With intentions fine

you are lens cap

but upon my film exists a gap

what was seen I can not say

for on my camera you did stay


Sep 5 2014

Pentax smc PENTAX-DA 40mm F2.8 XS Lens on film

PentaxDA40XS-7082 PentaxDA40XS-7084

The Pentax smc PENTAX-DA 40mm F2.8 XS Lens is an impossibly thin pancake lens that was originally designed to go with the digital APS-c Pentax K-01 but as some people have noted it also covers a full 35mm film frame.   I needed to find out for myself so I mounted it to my Pentax MZ-6 a camera that I had given away but received back and am very happy about that.  I had really under rated the camera, while not built to take a beating like a professional camera, it has all the functionality of one.  Back to the lens though.

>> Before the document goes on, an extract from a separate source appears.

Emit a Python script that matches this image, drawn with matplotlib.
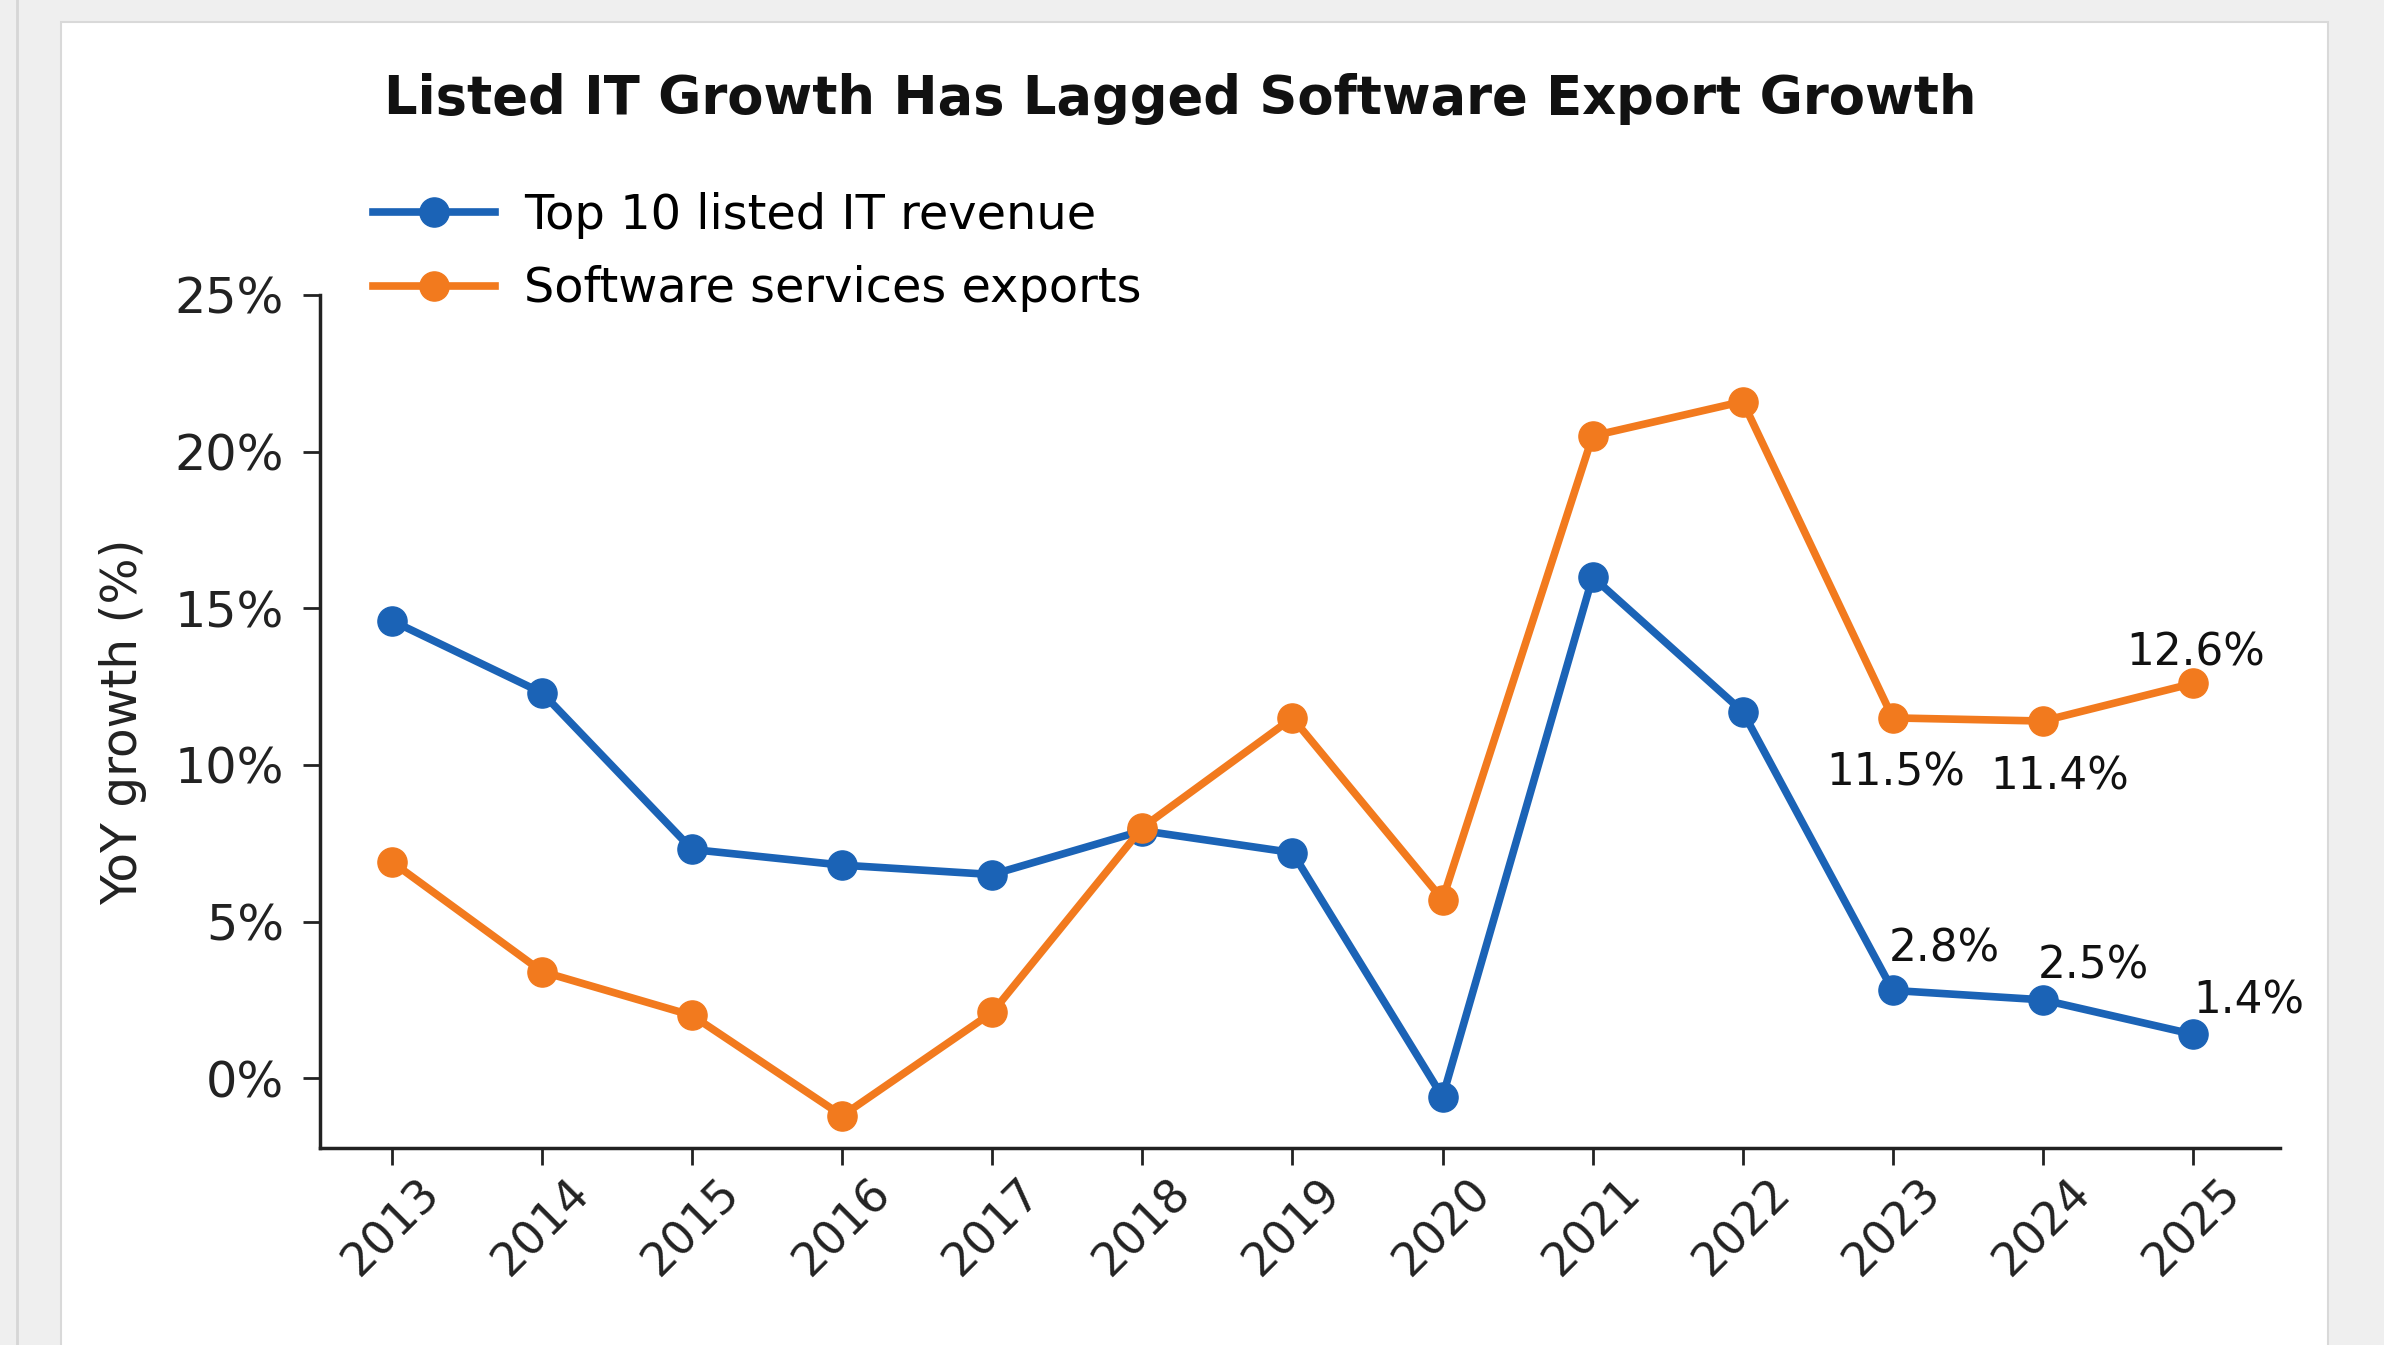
import matplotlib
matplotlib.use("Agg")
import matplotlib.pyplot as plt
from matplotlib.patches import Rectangle
from matplotlib.lines import Line2D
from matplotlib.ticker import FuncFormatter

# year-on-year growth, %
years = [2013, 2014, 2015, 2016, 2017, 2018, 2019, 2020, 2021, 2022, 2023, 2024, 2025]
listed_it = [14.6, 12.3, 7.3, 6.8, 6.5, 7.9, 7.2, -0.6, 16.0, 11.7, 2.8, 2.5, 1.4]
sw_exports = [6.9, 3.4, 2.0, -1.2, 2.1, 8.0, 11.5, 5.7, 20.5, 21.6, 11.5, 11.4, 12.6]
yticks = [0, 5, 10, 15, 20, 25]

# value labels: year -> text offset in points
label_offsets_it = {2023: (-3, 30), 2024: (-4, 24), 2025: (0, 24)}
label_offsets_sw = {2023: (2, -40), 2024: (12, -40), 2025: (2, 22)}

BLUE = "#1b63b6"
ORANGE = "#f27a1e"

fig = plt.figure(figsize=(23.84, 13.45), dpi=100, facecolor="#efefef")

# white card behind the chart
fig.patches.append(Rectangle((61 / 2384, -0.01), (2328 - 61) / 2384, 1 - 22 / 1345 + 0.01,
                             transform=fig.transFigure, facecolor="white",
                             edgecolor="#d9d9d9", lw=1.5, zorder=-5))
fig.lines.append(Line2D([17 / 2384, 17 / 2384], [0, 1], transform=fig.transFigure,
                        color="#d6d6d6", lw=2, zorder=-5))

ax = fig.add_axes([320 / 2384, 1 - 1148 / 1345, (2280 - 320) / 2384, (1148 - 295) / 1345])
ax.set_facecolor("none")

ax.plot(years, listed_it, color=BLUE, lw=5.5, marker="o", markersize=21,
        label="Top 10 listed IT revenue", zorder=3)
ax.plot(years, sw_exports, color=ORANGE, lw=5.5, marker="o", markersize=21,
        label="Software services exports", zorder=4)

ax.set_xlim(2012.52, 2025.58)
ax.set_ylim(-2.23, 25)
ax.set_xticks(years)
ax.set_xticklabels([str(y) for y in years], rotation=45)
ax.set_yticks(yticks)
ax.yaxis.set_major_formatter(FuncFormatter(lambda v, p: f"{v:.0f}%"))

for s in ["top", "right"]:
    ax.spines[s].set_visible(False)
for s in ["left", "bottom"]:
    ax.spines[s].set_linewidth(2.5)
    ax.spines[s].set_color("#222222")

ax.tick_params(axis="y", labelsize=35.5, length=12, width=2, pad=14, colors="#222222")
ax.tick_params(axis="x", labelsize=33, length=12, width=2, pad=4, colors="#222222")
ax.set_ylabel("YoY growth (%)", fontsize=35, color="#222222", labelpad=20)

for yr, v in zip(years, listed_it):
    if yr in label_offsets_it:
        ax.annotate(f"{v:.1f}%", (yr, v), xytext=label_offsets_it[yr], textcoords="offset points",
                    ha="left", va="center", fontsize=31.5, color="#111111")
for yr, v in zip(years, sw_exports):
    if yr in label_offsets_sw:
        ax.annotate(f"{v:.1f}%", (yr, v), xytext=label_offsets_sw[yr], textcoords="offset points",
                    ha="center", va="center", fontsize=31.5, color="#111111")

fig.text(1180 / 2384, 1 - 99 / 1345, "Listed IT Growth Has Lagged Software Export Growth",
         ha="center", va="center", fontsize=38, fontweight="bold", color="#111111")

fig.legend(loc="upper left", bbox_to_anchor=(373 / 2384, 1 - 192 / 1345),
           frameon=False, fontsize=34.5, handlelength=2.55, handletextpad=0.6,
           labelspacing=0.55, borderpad=0, borderaxespad=0)

fig.savefig("out.png", dpi=100, facecolor=fig.get_facecolor())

While the lens is very thin it shouldn’t be all that surprising as many 35mm film point and shoot cameras have similar sized lenses that are often even closer to the film plane.  As a lens used with 35mm film I can say that it does an excellent job with very little vignetting which is the one thing you might expect to see when using an APS-c lens.  The fact that it takes up next to no room in a camera bag and that it can be used on both film and digital really makes this a must carry lens for me.